It is hiding, creeping, and eating away at your biggest investment. It isn’t termites. It isn’t critters. It is water damage and dry rot.
Our Sacramento home inspections have found any home can be vulnerable to water leaks and flooding. Dealing with water damage can be expensive and sometimes affect your health.
Sometimes water damage is immediately visible, like when the roof leaks and the ceiling drips. But usually water damage builds up over time; and the organisms it carries are busy feeding on your wood and insulation.
The best defense is a good offense Because, once water enters your home, it can be difficult to remove.
Some common examples of damage from water intrusion our house inspectors see are:
– Improperly installed and maintained stucco.
– Blockages or improperly sealed joints in condensation drain pipes for HVAC systems
– Window shutters where screwed or nails penetrate exterior siding
– Trim around doors and windows
– Butt joints for wood siding or engineered wood siding
– Mounts, fasteners, and drilled holes caused by improper installation of satellite dishes, cable, and phone lines.
Look at these 5 maintenance tips to help keep your house dry and your foundation strong.

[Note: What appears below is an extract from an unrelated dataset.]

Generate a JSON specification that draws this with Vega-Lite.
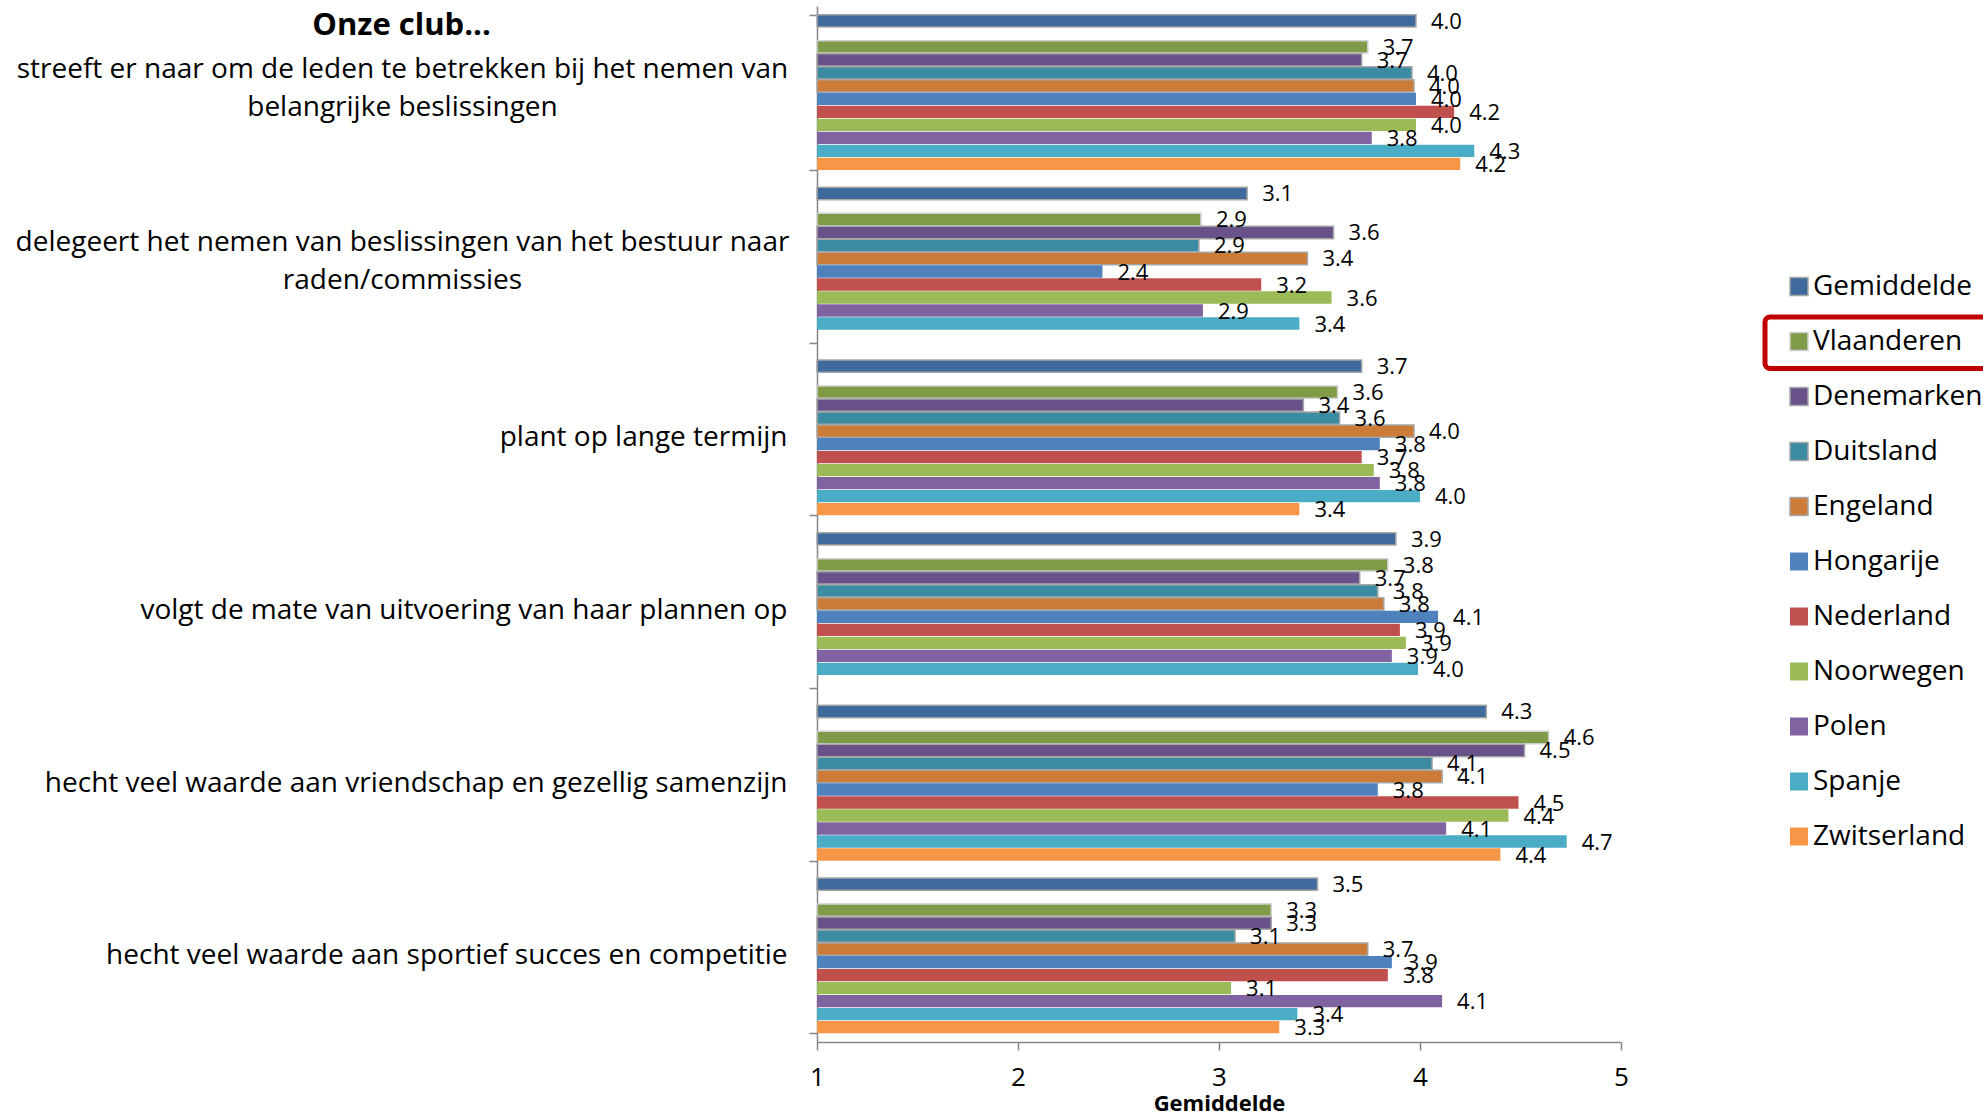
{
  "$schema": "https://vega.github.io/schema/vega-lite/v6.json",
  "width": 804,
  "height": 1036,
  "autosize": {"type": "none"},
  "padding": {"left": 817, "top": 6, "right": 362, "bottom": 77},
  "background": "white",
  "config": {"view": {"stroke": null}, "font": "Open Sans", "axis": {"grid": false}},
  "data": {"values": [
    {"cat": "streeft er naar om de leden te betrekken bij het nemen van|belangrijke beslissingen", "series": "Gemiddelde", "value": 3.98},
    {"cat": "streeft er naar om de leden te betrekken bij het nemen van|belangrijke beslissingen", "series": "Vlaanderen", "value": 3.74},
    {"cat": "streeft er naar om de leden te betrekken bij het nemen van|belangrijke beslissingen", "series": "Denemarken", "value": 3.71},
    {"cat": "streeft er naar om de leden te betrekken bij het nemen van|belangrijke beslissingen", "series": "Duitsland", "value": 3.96},
    {"cat": "streeft er naar om de leden te betrekken bij het nemen van|belangrijke beslissingen", "series": "Engeland", "value": 3.97},
    {"cat": "streeft er naar om de leden te betrekken bij het nemen van|belangrijke beslissingen", "series": "Hongarije", "value": 3.98},
    {"cat": "streeft er naar om de leden te betrekken bij het nemen van|belangrijke beslissingen", "series": "Nederland", "value": 4.17},
    {"cat": "streeft er naar om de leden te betrekken bij het nemen van|belangrijke beslissingen", "series": "Noorwegen", "value": 3.98},
    {"cat": "streeft er naar om de leden te betrekken bij het nemen van|belangrijke beslissingen", "series": "Polen", "value": 3.76},
    {"cat": "streeft er naar om de leden te betrekken bij het nemen van|belangrijke beslissingen", "series": "Spanje", "value": 4.27},
    {"cat": "streeft er naar om de leden te betrekken bij het nemen van|belangrijke beslissingen", "series": "Zwitserland", "value": 4.2},
    {"cat": "delegeert het nemen van beslissingen van het bestuur naar|raden/commissies", "series": "Gemiddelde", "value": 3.14},
    {"cat": "delegeert het nemen van beslissingen van het bestuur naar|raden/commissies", "series": "Vlaanderen", "value": 2.91},
    {"cat": "delegeert het nemen van beslissingen van het bestuur naar|raden/commissies", "series": "Denemarken", "value": 3.57},
    {"cat": "delegeert het nemen van beslissingen van het bestuur naar|raden/commissies", "series": "Duitsland", "value": 2.9},
    {"cat": "delegeert het nemen van beslissingen van het bestuur naar|raden/commissies", "series": "Engeland", "value": 3.44},
    {"cat": "delegeert het nemen van beslissingen van het bestuur naar|raden/commissies", "series": "Hongarije", "value": 2.42},
    {"cat": "delegeert het nemen van beslissingen van het bestuur naar|raden/commissies", "series": "Nederland", "value": 3.21},
    {"cat": "delegeert het nemen van beslissingen van het bestuur naar|raden/commissies", "series": "Noorwegen", "value": 3.56},
    {"cat": "delegeert het nemen van beslissingen van het bestuur naar|raden/commissies", "series": "Polen", "value": 2.92},
    {"cat": "delegeert het nemen van beslissingen van het bestuur naar|raden/commissies", "series": "Spanje", "value": 3.4},
    {"cat": "plant op lange termijn", "series": "Gemiddelde", "value": 3.71},
    {"cat": "plant op lange termijn", "series": "Vlaanderen", "value": 3.59},
    {"cat": "plant op lange termijn", "series": "Denemarken", "value": 3.42},
    {"cat": "plant op lange termijn", "series": "Duitsland", "value": 3.6},
    {"cat": "plant op lange termijn", "series": "Engeland", "value": 3.97},
    {"cat": "plant op lange termijn", "series": "Hongarije", "value": 3.8},
    {"cat": "plant op lange termijn", "series": "Nederland", "value": 3.71},
    {"cat": "plant op lange termijn", "series": "Noorwegen", "value": 3.77},
    {"cat": "plant op lange termijn", "series": "Polen", "value": 3.8},
    {"cat": "plant op lange termijn", "series": "Spanje", "value": 4.0},
    {"cat": "plant op lange termijn", "series": "Zwitserland", "value": 3.4},
    {"cat": "volgt de mate van uitvoering van haar plannen op", "series": "Gemiddelde", "value": 3.88},
    {"cat": "volgt de mate van uitvoering van haar plannen op", "series": "Vlaanderen", "value": 3.84},
    {"cat": "volgt de mate van uitvoering van haar plannen op", "series": "Denemarken", "value": 3.7},
    {"cat": "volgt de mate van uitvoering van haar plannen op", "series": "Duitsland", "value": 3.79},
    {"cat": "volgt de mate van uitvoering van haar plannen op", "series": "Engeland", "value": 3.82},
    {"cat": "volgt de mate van uitvoering van haar plannen op", "series": "Hongarije", "value": 4.09},
    {"cat": "volgt de mate van uitvoering van haar plannen op", "series": "Nederland", "value": 3.9},
    {"cat": "volgt de mate van uitvoering van haar plannen op", "series": "Noorwegen", "value": 3.93},
    {"cat": "volgt de mate van uitvoering van haar plannen op", "series": "Polen", "value": 3.86},
    {"cat": "volgt de mate van uitvoering van haar plannen op", "series": "Spanje", "value": 3.99},
    {"cat": "hecht veel waarde aan vriendschap en gezellig samenzijn", "series": "Gemiddelde", "value": 4.33},
    {"cat": "hecht veel waarde aan vriendschap en gezellig samenzijn", "series": "Vlaanderen", "value": 4.64},
    {"cat": "hecht veel waarde aan vriendschap en gezellig samenzijn", "series": "Denemarken", "value": 4.52},
    {"cat": "hecht veel waarde aan vriendschap en gezellig samenzijn", "series": "Duitsland", "value": 4.06},
    {"cat": "hecht veel waarde aan vriendschap en gezellig samenzijn", "series": "Engeland", "value": 4.11},
    {"cat": "hecht veel waarde aan vriendschap en gezellig samenzijn", "series": "Hongarije", "value": 3.79},
    {"cat": "hecht veel waarde aan vriendschap en gezellig samenzijn", "series": "Nederland", "value": 4.49},
    {"cat": "hecht veel waarde aan vriendschap en gezellig samenzijn", "series": "Noorwegen", "value": 4.44},
    {"cat": "hecht veel waarde aan vriendschap en gezellig samenzijn", "series": "Polen", "value": 4.13},
    {"cat": "hecht veel waarde aan vriendschap en gezellig samenzijn", "series": "Spanje", "value": 4.73},
    {"cat": "hecht veel waarde aan vriendschap en gezellig samenzijn", "series": "Zwitserland", "value": 4.4},
    {"cat": "hecht veel waarde aan sportief succes en competitie", "series": "Gemiddelde", "value": 3.49},
    {"cat": "hecht veel waarde aan sportief succes en competitie", "series": "Vlaanderen", "value": 3.26},
    {"cat": "hecht veel waarde aan sportief succes en competitie", "series": "Denemarken", "value": 3.26},
    {"cat": "hecht veel waarde aan sportief succes en competitie", "series": "Duitsland", "value": 3.08},
    {"cat": "hecht veel waarde aan sportief succes en competitie", "series": "Engeland", "value": 3.74},
    {"cat": "hecht veel waarde aan sportief succes en competitie", "series": "Hongarije", "value": 3.86},
    {"cat": "hecht veel waarde aan sportief succes en competitie", "series": "Nederland", "value": 3.84},
    {"cat": "hecht veel waarde aan sportief succes en competitie", "series": "Noorwegen", "value": 3.06},
    {"cat": "hecht veel waarde aan sportief succes en competitie", "series": "Polen", "value": 4.11},
    {"cat": "hecht veel waarde aan sportief succes en competitie", "series": "Spanje", "value": 3.39},
    {"cat": "hecht veel waarde aan sportief succes en competitie", "series": "Zwitserland", "value": 3.3}
  ]},
  "encoding": {
    "y": {
      "field": "cat", "type": "nominal", "sort": null,
      "scale": {"paddingInner": 0.1, "paddingOuter": 0.05},
      "axis": {
        "title": "Onze club...", "titleAngle": 0, "titleAlign": "center", "titleBaseline": "middle",
        "titleX": -416, "titleY": 19, "titleFontSize": 31, "titleFontWeight": "bold", "titleColor": "black",
        "labelExpr": "datum.label == '' ? '' : split(datum.label, '|')",
        "labelFontSize": 28, "labelColor": "black", "labelLineHeight": 38, "labelLimit": 1000,
        "labelAlign": {"condition": {"test": "indexof(datum.label, '|') >= 0", "value": "center"}, "value": "right"},
        "labelPadding": {"condition": {"test": "indexof(datum.label, '|') >= 0", "value": 407}, "value": 22},
        "labelOffset": {"condition": {"test": "indexof(datum.label, '|') >= 0", "value": -23}, "value": 0},
        "domainColor": "#868686", "domainWidth": 1.5, "tickColor": "#868686", "tickSize": 8, "tickWidth": 1.5, "tickBand": "extent"
      }
    },
    "yOffset": {
      "field": "series", "type": "nominal",
      "scale": {"domain": ["Gemiddelde", " ", "Vlaanderen", "Denemarken", "Duitsland", "Engeland", "Hongarije", "Nederland", "Noorwegen", "Polen", "Spanje", "Zwitserland"], "paddingInner": 0.05, "paddingOuter": 0}
    },
    "x": {
      "field": "value", "type": "quantitative",
      "scale": {"domain": [1, 5], "nice": false, "zero": false},
      "axis": {
        "title": "Gemiddelde", "values": [1, 2, 3, 4, 5], "format": "d",
        "labelFontSize": 26, "labelColor": "black", "labelPadding": 14, "labelFlush": false,
        "tickSize": 8, "tickColor": "#868686", "tickWidth": 1.5, "domainColor": "#868686", "domainWidth": 1.5,
        "titleFontSize": 22, "titleFontWeight": "bold", "titleColor": "black", "titlePadding": 3
      }
    }
  },
  "layer": [
    {
      "mark": {"type": "bar", "strokeWidth": 1.5},
      "encoding": {
        "x2": {"datum": 1},
        "fill": {
          "field": "series", "type": "nominal",
          "scale": {
            "domain": ["Gemiddelde", "Vlaanderen", "Denemarken", "Duitsland", "Engeland", "Hongarije", "Nederland", "Noorwegen", "Polen", "Spanje", "Zwitserland"],
            "range": ["#3F6A9C", "#7F9B48", "#69528A", "#3B8BA2", "#CC7B38", "#4F81BD", "#C0504D", "#9BBB59", "#8064A2", "#4BACC6", "#F79646"]
          },
          "legend": {
            "title": null, "orient": "none", "legendX": 948, "legendY": 256, "padding": 0, "rowPadding": 0, "direction": "vertical",
            "clipHeight": 49,
            "symbolType": "square", "symbolSize": 324, "symbolStrokeWidth": 1.5, "symbolOffset": 20, "labelOffset": 0,
            "labelFontSize": 28, "labelColor": "black", "labelLimit": 300,
            "encoding": {
              "entries": {
                "width": {"value": 240},
                "stroke": {"condition": {"test": "datum.index === 1", "value": "#C00000"}, "value": "transparent"},
                "strokeWidth": {"value": 5}, "cornerRadius": {"value": 5}
              }
            }
          }
        },
        "stroke": {
          "field": "series", "type": "nominal",
          "scale": {
            "domain": ["Gemiddelde", "Vlaanderen", "Denemarken", "Duitsland", "Engeland", "Hongarije", "Nederland", "Noorwegen", "Polen", "Spanje", "Zwitserland"],
            "range": ["#A6A6A6", "#D0D0D0", "#A6A6A6", "#A6A6A6", "#A6A6A6", "transparent", "transparent", "transparent", "transparent", "transparent", "transparent"]
          }
        }
      }
    },
    {
      "mark": {"type": "text", "align": "left", "baseline": "middle", "dx": 15, "dy": 1, "fontSize": 22, "color": "black"},
      "encoding": {"text": {"field": "value", "type": "quantitative", "format": ".1f"}}
    }
  ]
}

1. Caulking & Sealing. Everywhere something is installed or stuck to the exterior siding of your home, or penetrates your roof, is an opportunity for water intrusion and damage.
A vent. A chimney. A skylight. Or anything (trim, siding, shutters, equipment) that is nailed, screwed, on or butts up against another object, is an opportunity for water intrusion when moisture is present. Also, think about where the sprinklers hit the house, or when washing the car splashes water onto the house. These all create opportunities for water damage.
Every year, before the rainy season, you should be up on a ladder inspecting metal flashing for damage, clearing out debris, and looking at flexible seals (caulking, rubberized seals), for cracks or other damage.
Seal up those trim pieces and butt joints with a paintable silicon based caulking. Silicon caulking comes in many colors (or clear), and lasts for decades in harsh weather conditions. You get what you pay for, so pay a little more to get high quality caulking.
Good quality exterior primer and paint are important. In our experience as home inspectors, for our own projects we personally prefer Alkyd style paints as opposed latex / enamel paints. Alkyd paints flow well and stand up to abuse like oil based paints and primers. Alkyd paints can be thought of as a hybrid between oil-based and latex / enamel paints, with resins in it that dry durable and resistant to wear. Alkyd paints are available at your local hardware store, so just ask.
2. Clean your gutters. It might seem obvious, but most people forget about gutters. To properly work, gutters must be free of leaves, moss, nests and other debris. Clean your gutters regularly or they may could fill up and spill water over onto your eaves and fascia, down the sides and onto the foundation of your house instead of carrying water safely away.
3. Watch for signs of a leak. Sometimes pipes are stresses and joints spring a leak, or pipes decay and start dripping. Did you know that cast iron drain /waste pipes in all homes 50+ years old are now past their service life, and may be leaking gray or brown water beneath your home?
Mold and termites seek out moist environments. Identifying and promptly repairing potential water leaks, paying attention to any upticks in your water bill, listening for dripping sounds, and occasionally looking under your home at the plumbing, are well worth the effort. Look for physical signs of trouble, like dark spots around pipes, edges of your windows, or ceiling stains.
You might also invest in a smart water leak sensor to detect hidden leaks and alert you when there’s an issue.
4. Avoid chemical drain cleaners. Most homes have some form of metal drain pipe system (cash iron, galvanized steel). Strong chemicals can erode your pipes and cause leaks. Drain snakes are inexpensive, and easy to use. They are effective, and better for your health and the environment.
5. Insulate your pipes. Water expands when it freezes, sometimes bursting pipes. But there are ways to avoid bursting pipes. If you leave faucets dripping to give the water a place to go, or cover outdoor spigots with foam shields, be sure to take action before freezing weather hits.
Lastly, check your homeowners insurance. In addition to these preventive actions, make sure you know what your policy covers in the event you do have to file a claim.